READ MORE: This Vegetarian Chef Says Pizza Is Just as Good for You as Quinoa

Where does pizza philosophically begin and end? Is a white pie still pizza, since it has no red sauce? Is a ricotta-topped pizza an oxymoron, since it doesn't have mozzarella? Why can Chicago call deep-dish "pizza" such a thing, when it's (in my opinion) basically a tomato sauce-filled dumpster?

"I was definitely conscious of the challenge we were facing with going into the East Village, which is ground zero for good pizza," Kenney said of Double Zero, which offers $17 pies with toppings like shiitake bacon and macadamia ricotta. "I think there's a psychological hurdle we have to get through. It took years of overcoming skeptics and naysayers. But it's finally coming to fruition."

The Margherita-like tomato and basil pizza at Double Zero. Photo courtesy of Double Zero.

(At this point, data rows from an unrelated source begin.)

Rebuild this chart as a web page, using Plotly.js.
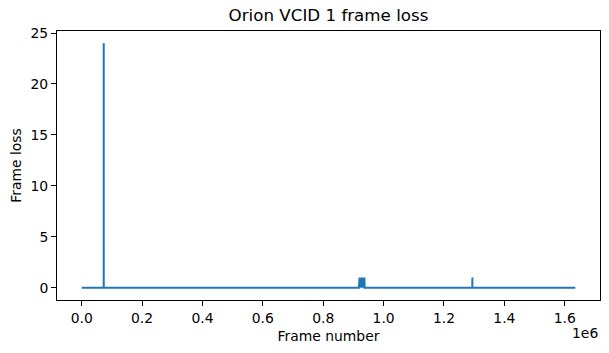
<!DOCTYPE html>
<html>
<head>
<meta charset="utf-8">
<script src="https://cdn.plot.ly/plotly-3.0.1.min.js"></script>
<style>html,body{margin:0;padding:0;background:#fff;}#chart{width:609px;height:353px;}</style>
</head>
<body>
<div id="chart"></div>
<script>
// Frame number vs frame loss
const frameNumber = [
  0, 72950, 73000, 73050,
  918000, 918500, 919000, 920500, 921000, 922500, 923000, 924500, 925000,
  926500, 927000, 928500, 929000, 930500, 931000, 932500, 933000, 934500,
  935000, 936500, 937000,
  1293950, 1294000, 1294050,
  1635000
];
const frameLoss = [
  0, 0, 24, 0,
  0, 1, 0, 1, 0, 1, 0, 1, 0,
  1, 0, 1, 0, 1, 0, 1, 0, 1,
  0, 1, 0,
  0, 1, 0,
  0
];
const xTickVals = [0, 200000, 400000, 600000, 800000, 1000000, 1200000, 1400000, 1600000];
const xTickText = ["0.0", "0.2", "0.4", "0.6", "0.8", "1.0", "1.2", "1.4", "1.6"];
const yTickVals = [0, 5, 10, 15, 20, 25];

const xMax = 1635000;
const yMax = 24;

const font = {family: "DejaVu Sans, sans-serif", size: 13.9, color: "#000"};

const trace = {
  x: frameNumber, y: frameLoss, type: "scatter", mode: "lines",
  line: {color: "#1f77b4", width: 2}, hoverinfo: "none"
};

const axisCommon = {
  showgrid: false, zeroline: false, showline: true, linecolor: "#000", linewidth: 1,
  mirror: true, ticks: "outside", ticklen: 5, tickwidth: 1, tickcolor: "#000",
  tickfont: font
};

const layout = {
  width: 609, height: 353,
  margin: {l: 57, r: 9, t: 31, b: 53},
  paper_bgcolor: "#fff", plot_bgcolor: "#fff",
  showlegend: false,
  font: font,
  title: {text: "Orion VCID 1 frame loss", font: {family: "DejaVu Sans, sans-serif", size: 16.7, color: "#000"},
          x: 0.5, xref: "paper", y: 1, yref: "paper", yanchor: "bottom", pad: {b: 10}},
  xaxis: Object.assign({}, axisCommon, {
    range: [-0.05 * xMax, 1.05 * xMax],
    tickmode: "array", tickvals: xTickVals, ticktext: xTickText,
    title: {text: "Frame number", font: font, standoff: 6}
  }),
  yaxis: Object.assign({}, axisCommon, {
    range: [-0.05 * yMax, 1.05 * yMax],
    tickmode: "array", tickvals: yTickVals, ticktext: yTickVals.map(String),
    title: {text: "Frame loss", font: font, standoff: 5}
  }),
  annotations: [{
    text: "1e6", xref: "paper", yref: "paper", x: 1, y: 0, xanchor: "right", yanchor: "top",
    yshift: -23, showarrow: false, font: font
  }]
};

Plotly.newPlot("chart", [trace], layout, {displayModeBar: false, staticPlot: true});
</script>
</body>
</html>
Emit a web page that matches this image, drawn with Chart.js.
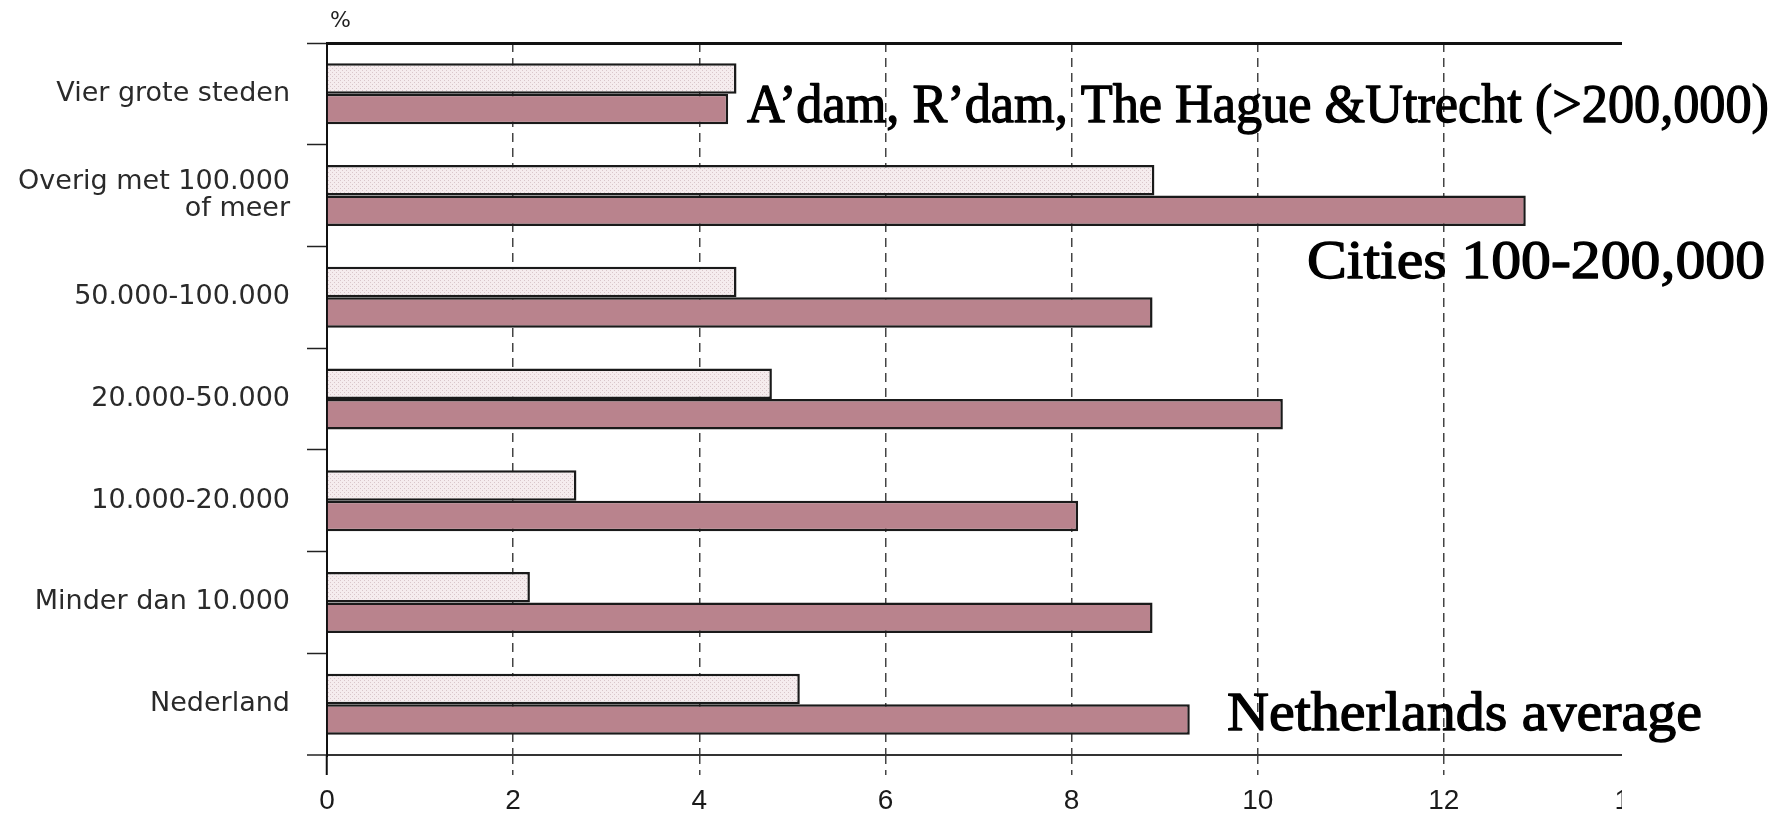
<!DOCTYPE html>
<html>
<head>
<meta charset="utf-8">
<script src="https://cdn.jsdelivr.net/npm/chart.js@4"></script>
<style>
  html, body { margin: 0; padding: 0; background: #fff; }
  canvas { display: block; }
</style>
</head>
<body>
<canvas id="myChart" width="1790" height="816"></canvas>
<script>
const categorieen = ['Vier grote steden', ['Overig met 100.000', 'of meer'], '50.000-100.000', '20.000-50.000', '10.000-20.000', 'Minder dan 10.000', 'Nederland']
const lichteReeks = [4.40, 8.89, 4.40, 4.78, 2.68, 2.18, 5.08]
const donkereReeks = [4.31, 12.88, 8.87, 10.27, 8.07, 8.87, 9.27]
const xTicks = [0, 2, 4, 6, 8, 10, 12, 14]
const notities = ['A’dam, R’dam, The Hague &Utrecht (>200,000)', 'Cities 100-200,000', 'Netherlands average']

var ctx = document.getElementById('myChart')
var g2d = ctx.getContext('2d')

// small dotted raster for the pale bars, like the printed screen
const tile = document.createElement('canvas')
tile.width = 4
tile.height = 4
const t = tile.getContext('2d')
t.fillStyle = '#f5ecee'
t.fillRect(0, 0, 4, 4)
t.fillStyle = '#d9c6ca'
t.fillRect(0, 0, 1, 1)
t.fillRect(2, 2, 1, 1)
const raster = g2d.createPattern(tile, 'repeat')

const isNul = c => c.tick && c.tick.value === 0

// where the overlay texts sit (left x, baseline y, width)
const notitiePlek = [
    { x: 747, y: 122, w: 1022 },
    { x: 1307, y: 278, w: 458 },
    { x: 1227, y: 730, w: 475 }
]

const notitiePlugin = {
    id: 'notities',
    afterDraw(chart) {
        const c = chart.ctx
        c.save()
        // the scan is cut off just right of the axis end
        c.fillStyle = '#fff'
        c.fillRect(1622, 0, chart.width - 1622, chart.height)

        c.fillStyle = '#222'
        c.font = '22px "DejaVu Sans"'
        c.textBaseline = 'middle'
        c.fillText('%', chart.scales.x.getPixelForValue(0) + 3, 21)

        c.fillStyle = '#000'
        c.strokeStyle = '#000'
        c.lineWidth = 1.3
        c.lineJoin = 'round'
        c.textBaseline = 'alphabetic'
        c.font = '54px "Liberation Serif"'
        notities.forEach((tekst, i) => {
            const p = notitiePlek[i]
            const breed = c.measureText(tekst).width
            c.save()
            c.translate(p.x, p.y)
            c.scale(p.w / breed, 1)
            c.fillText(tekst, 0, 0)
            c.strokeText(tekst, 0, 0)
            c.restore()
        })
        c.restore()
    }
}

var myChart = new Chart(ctx, {
    type: 'bar',
    data: {
        labels: categorieen,
        datasets: [{
            label: 'Licht',
            data: lichteReeks,
            backgroundColor: raster,
            borderColor: '#1a1a1a',
            borderWidth: 2.5
        }, {
            label: 'Donker',
            data: donkereReeks,
            backgroundColor: '#b9838d',
            borderColor: '#1a1a1a',
            borderWidth: 2.5
        }]
    },
    options: {
        indexAxis: 'y',
        responsive: false,
        animation: false,
        events: [],
        datasets: {
            bar: { categoryPercentage: 0.6, barPercentage: 1.0 }
        },
        layout: { padding: { top: 43, right: 160, left: 0, bottom: 0 } },
        plugins: {
            legend: { display: false },
            tooltip: { enabled: false }
        },
        scales: {
            x: {
                type: 'linear',
                min: 0,
                max: 14,
                afterBuildTicks: s => { s.ticks = xTicks.map(v => ({ value: v })) },
                afterFit: s => { s.height = 61 },
                grid: {
                    color: c => isNul(c) ? 'rgba(0,0,0,0)' : '#444',
                    lineWidth: 1.5,
                    tickLength: 20,
                    tickColor: c => isNul(c) ? '#111' : '#444',
                    tickWidth: c => isNul(c) ? 2 : 1.5,
                    tickBorderDash: c => isNul(c) ? [] : [9, 6]
                },
                border: { display: false, dash: [9, 6] },
                ticks: {
                    color: '#1a1a1a',
                    padding: 9,
                    font: { family: '"Liberation Sans"', size: 28 }
                }
            },
            y: {
                afterFit: s => { s.width = 327 },
                grid: {
                    offset: true,
                    color: c => c.type === 'scale' ? '#333' : (c.index === 0 ? '#111' : 'rgba(0,0,0,0)'),
                    lineWidth: c => c.type === 'scale' ? 2 : (c.index === 0 ? 3 : 1),
                    tickLength: 20,
                    tickColor: '#222',
                    tickWidth: 1.5
                },
                border: { display: true, color: '#111', width: 2 },
                ticks: {
                    color: '#2a2a2a',
                    padding: 17,
                    font: { family: '"DejaVu Sans"', size: 27, lineHeight: 1.02 }
                }
            }
        }
    },
    plugins: [notitiePlugin]
})
</script>
</body>
</html>
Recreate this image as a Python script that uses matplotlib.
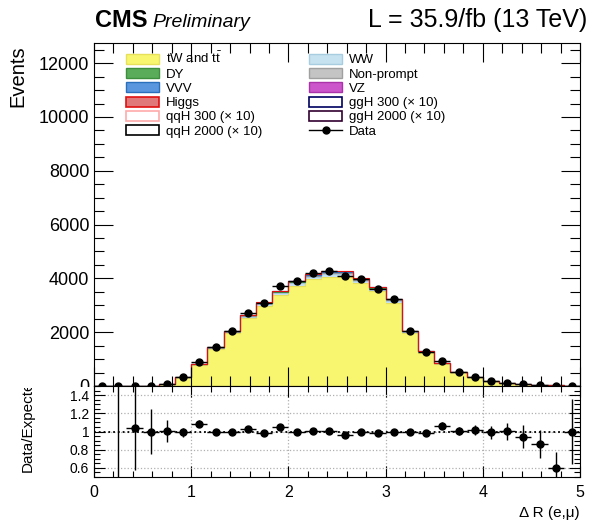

In fact, cheese only relatively recently became a mainstay of pizza recipes, said Scott Weiner, pizza historian and owner of Scott's Pizza Tours, which runs occasional vegan pizza tours. He notes that the earliest versions of the dish made in 16th-century Naples, Italy were generally for peasants and were topped with leftovers or whatever was seasonal, like pig fat or basil leaves, which is also discussed in the book Pizza: A Global History by Carol Helstosky. Cheese was treated as a topping rather than a given, and the thick layer of mozzarella that we've come to know didn't become a staple until the 19th century. That's when, as legend has it, Queen Margherita of Italy, tired of her usual cuisine, asked for pizzas to be prepared for her and declared the one that resembled the colors of the Italian flag, with mozzarella cheese, basil, and tomato, as the best. Marinara pizzas, which have no cheese, have been a staple of many respectable pizza menus for ages, Weiner added.

"Cheese was an afterthought," he put it. "Cheese wasn't the main event."

Paulie Gee is surprised more pizzerias haven't gotten on the bandwagon. His vegan menu debuted in 2010 and has been a hit, with options like cashew ricotta, green jackfruit meatballs, and the aforementioned NUMU cheese.

"The most important thing about my pizza is my crust," he said. "It's not that much different. The only thing that's different is the cheese."

At some old-school New York pizza places, however, you still won't see vegan cheese popping up on the menu soon.

The interior at Double Zero. Photo courtesy of Double Zero. 

"We don't make it," a manager at L&B Spumoni Gardens in Gravesend, Brooklyn, told me rather brusquely over the phone, although he said the owner has been asked to make vegan pies before. "He don't want to do it. He's happy with what he's doing."

Frank De Stefano, a manager at Sam's, an 87-year-old pizza shop in the Italian enclave of Cobble HIll, Brooklyn, said he wouldn't even know where to start with making a vegan pie.
"I don't eat vegan, I eat normal," he said. "I don't make it, the store don't make it."

Mebus, Kenney and others predict that plant-based cheese will continue to improve, and that vegan options will only spread from here, which means they're on track to be considered more "normal." But there has definitely never been a better time in New York City to grab a slice of which no animals were harmed in the making.

"I've had many customers say, 'This place allowed me to be vegan,'" Mebus said. "It's really the best thing people can say to me. Pizza is, like, the best thing in the world."